Joint plan for upgrade of Thessaloniki–Sofia–Bucharest

Bulgaria, Greece and Romania are working on a joint approach to modernising the Thessaloniki–Sofia–Bucharest rail corridor, moving towards closer cross-border coordination on a route long held back by slow sections and border delays.
The three countries say they will pursue a joint funding application for the corridor, shifting the effort from parallel national upgrades to a coordinated corridor plan.
Why the corridor has lagged
The Thessaloniki–Sofia–Bucharest route has been marked by uneven standards, slow sections and border-related delays, despite repeated national investment programmes along parts of the line.
Direct passenger rail services between Sofia and Thessaloniki have been suspended since 2017, highlighting persistent cross-border frictions.
The new approach aims to align national upgrade programmes into a single corridor plan rather than a sequence of disconnected works.
The corridor is framed to carry both freight and long-distance passenger services, with freight reliability and cross-border transit times a central driver given its role linking Aegean ports to the Balkans and onward to Central and Eastern Europe.
What the upgrade is intended to deliver
The initiative is not positioned as a high-speed rail project.

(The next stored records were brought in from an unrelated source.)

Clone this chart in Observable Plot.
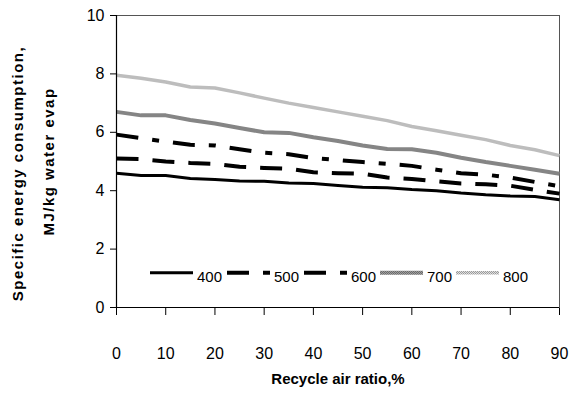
<!DOCTYPE html>
<html>
<head>
<meta charset="utf-8">
<script src="https://cdn.jsdelivr.net/npm/d3@7"></script>
<script src="https://cdn.jsdelivr.net/npm/@observablehq/plot@0.6"></script>
<style>
  html, body { margin: 0; padding: 0; background: #fff; }
  #chart svg { display: block; }
</style>
</head>
<body>
<div id="chart"></div>
<script>
// ---- data ----
const recycleRatio = [0, 5, 10, 15, 20, 25, 30, 35, 40, 45, 50, 55, 60, 65, 70, 75, 80, 85, 90];
const series400 = [4.60, 4.52, 4.52, 4.42, 4.38, 4.33, 4.32, 4.26, 4.25, 4.18, 4.12, 4.10, 4.04, 4.00, 3.92, 3.86, 3.82, 3.80, 3.69];
const series500 = [5.10, 5.08, 5.00, 4.95, 4.92, 4.82, 4.78, 4.75, 4.63, 4.60, 4.58, 4.45, 4.40, 4.32, 4.25, 4.22, 4.17, 4.03, 3.90];
const series600 = [5.92, 5.80, 5.68, 5.57, 5.55, 5.42, 5.30, 5.25, 5.12, 5.05, 4.98, 4.92, 4.85, 4.72, 4.60, 4.55, 4.45, 4.30, 4.15];
const series700 = [6.70, 6.58, 6.58, 6.42, 6.30, 6.15, 6.00, 5.98, 5.83, 5.70, 5.55, 5.43, 5.42, 5.30, 5.13, 4.98, 4.85, 4.72, 4.58];
const series800 = [7.95, 7.85, 7.72, 7.55, 7.52, 7.35, 7.17, 7.00, 6.85, 6.70, 6.55, 6.40, 6.20, 6.05, 5.90, 5.75, 5.55, 5.40, 5.20];
const seriesNames = ["400", "500", "600", "700", "800"];
const xTicks = [0, 10, 20, 30, 40, 50, 60, 70, 80, 90];
const yTicks = [0, 2, 4, 6, 8, 10];
const xTitle = "Recycle air ratio,%";
const yTitle1 = "Specific energy consumption,";
const yTitle2 = "MJ/kg water evap";

// ---- styles ----
const seriesValues = [series400, series500, series600, series700, series800];
const lineStyles = [
  {stroke: "#000", strokeWidth: 3, dash: null},
  {stroke: "#000", strokeWidth: 4, dash: "22,14"},
  {stroke: "#000", strokeWidth: 4, dash: "22,14,7,14"},
  {stroke: "url(#pat700)", strokeWidth: 4, dash: null},
  {stroke: "url(#pat800)", strokeWidth: 3.5, dash: null}
];

const W = 569, H = 394;
const mL = 116, mR = 10, mT = 15, mB = 87;

const lineMarks = seriesNames.map((name, k) => {
  const rows = recycleRatio.map((p, i) => ({pct: p, v: seriesValues[k][i], s: name}));
  const st = lineStyles[k];
  return Plot.line(rows, {
    x: "pct", y: "v",
    stroke: st.stroke,
    strokeWidth: st.strokeWidth,
    strokeDasharray: st.dash || undefined,
    strokeLinejoin: "round",
    strokeLinecap: "butt"
  });
});

const chart = Plot.plot({
  width: W, height: H,
  marginLeft: mL, marginRight: mR, marginTop: mT, marginBottom: mB,
  style: {fontFamily: "'Liberation Sans', Arial, sans-serif", fontSize: "16px", color: "#000", background: "#fff"},
  x: {domain: [0, 90], ticks: xTicks, tickSize: 8, tickPadding: 32, label: null, tickFormat: d => String(d)},
  y: {domain: [0, 10], ticks: yTicks, tickSize: 6, tickPadding: 6, label: null, tickFormat: d => String(d)},
  marks: [
    Plot.frame({stroke: "#555"}),
    ...lineMarks,
    Plot.ruleX([0], {stroke: "#000", strokeWidth: 1.2}),
    Plot.ruleY([0], {stroke: "#000", strokeWidth: 1.2}),
    Plot.text([xTitle], {frameAnchor: "bottom", dy: 76, fontWeight: "bold", fontSize: 15, fill: "#000"}),
    Plot.text([yTitle1], {frameAnchor: "left", textAnchor: "middle", dx: -98, dy: 12, rotate: -90, fontWeight: "bold", fontSize: 15, fill: "#000"}),
    Plot.text([yTitle2], {frameAnchor: "left", textAnchor: "middle", dx: -67, dy: 0, rotate: -90, fontWeight: "bold", fontSize: 15, fill: "#000"})
  ]
});

// letter spacing for y titles
d3.select(chart).selectAll("text").filter(function() {
  const t = this.textContent; return t === yTitle1 || t === yTitle2;
}).style("letter-spacing", "1.5px");

// ---- patterns for textured grey lines ----
const svg = d3.select(chart);
const defs = svg.insert("defs", ":first-child");
function checker(id, bg, fg) {
  const p = defs.append("pattern").attr("id", id).attr("patternUnits", "userSpaceOnUse")
    .attr("width", 2).attr("height", 2);
  p.append("rect").attr("width", 2).attr("height", 2).attr("fill", bg);
  p.append("rect").attr("x", 0).attr("y", 0).attr("width", 1).attr("height", 1).attr("fill", fg);
  p.append("rect").attr("x", 1).attr("y", 1).attr("width", 1).attr("height", 1).attr("fill", fg);
}
checker("pat700", "#a0a0a0", "#6a6a6a");
checker("pat800", "#e0e0e0", "#9a9a9a");

// ---- legend (inside plot area) ----
const legendX = [150, 227, 304, 380, 456];
const legendY = 272.7;
const sampleLen = 43;
const lg = svg.append("g").attr("font-family", "'Liberation Sans', Arial, sans-serif")
  .attr("font-size", 15).attr("text-anchor", "start");
seriesNames.forEach((name, k) => {
  const st = lineStyles[k];
  lg.append("line")
    .attr("x1", legendX[k]).attr("x2", legendX[k] + sampleLen)
    .attr("y1", legendY).attr("y2", legendY)
    .attr("stroke", st.stroke).attr("stroke-width", st.strokeWidth)
    .attr("stroke-dasharray", st.dash);
  lg.append("text")
    .attr("x", legendX[k] + sampleLen + 4).attr("y", legendY + 5)
    .attr("dominant-baseline", "middle").attr("text-anchor", "start").attr("fill", "#000")
    .text(name);
});

document.getElementById("chart").appendChild(chart);
</script>
</body>
</html>
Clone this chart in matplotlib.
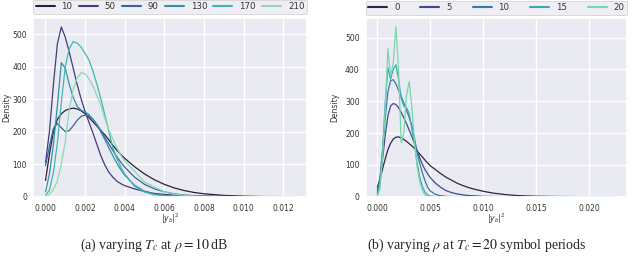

Instead, it focuses on lifting baseline performance by raising line speeds to consistent mainline standards where feasible, removing slow sections and reducing border-related discontinuities.
Typical works discussed include track renewals and partial realignments on weaker sections, alongside electrification, signalling and traffic management upgrades.
Additional measures would target stations, nodes and border interfaces, while freight-focused interventions would aim to improve axle load, train length and timetable robustness rather than headline speeds.
Passenger benefits are expected to come through shorter journey times and improved service stability.
Why it matters: The Thessaloniki–Sofia–Bucharest initiative is less about speed and more about coordination. Treating the route as a single corridor could help turn fragmented national upgrades into system-level gains.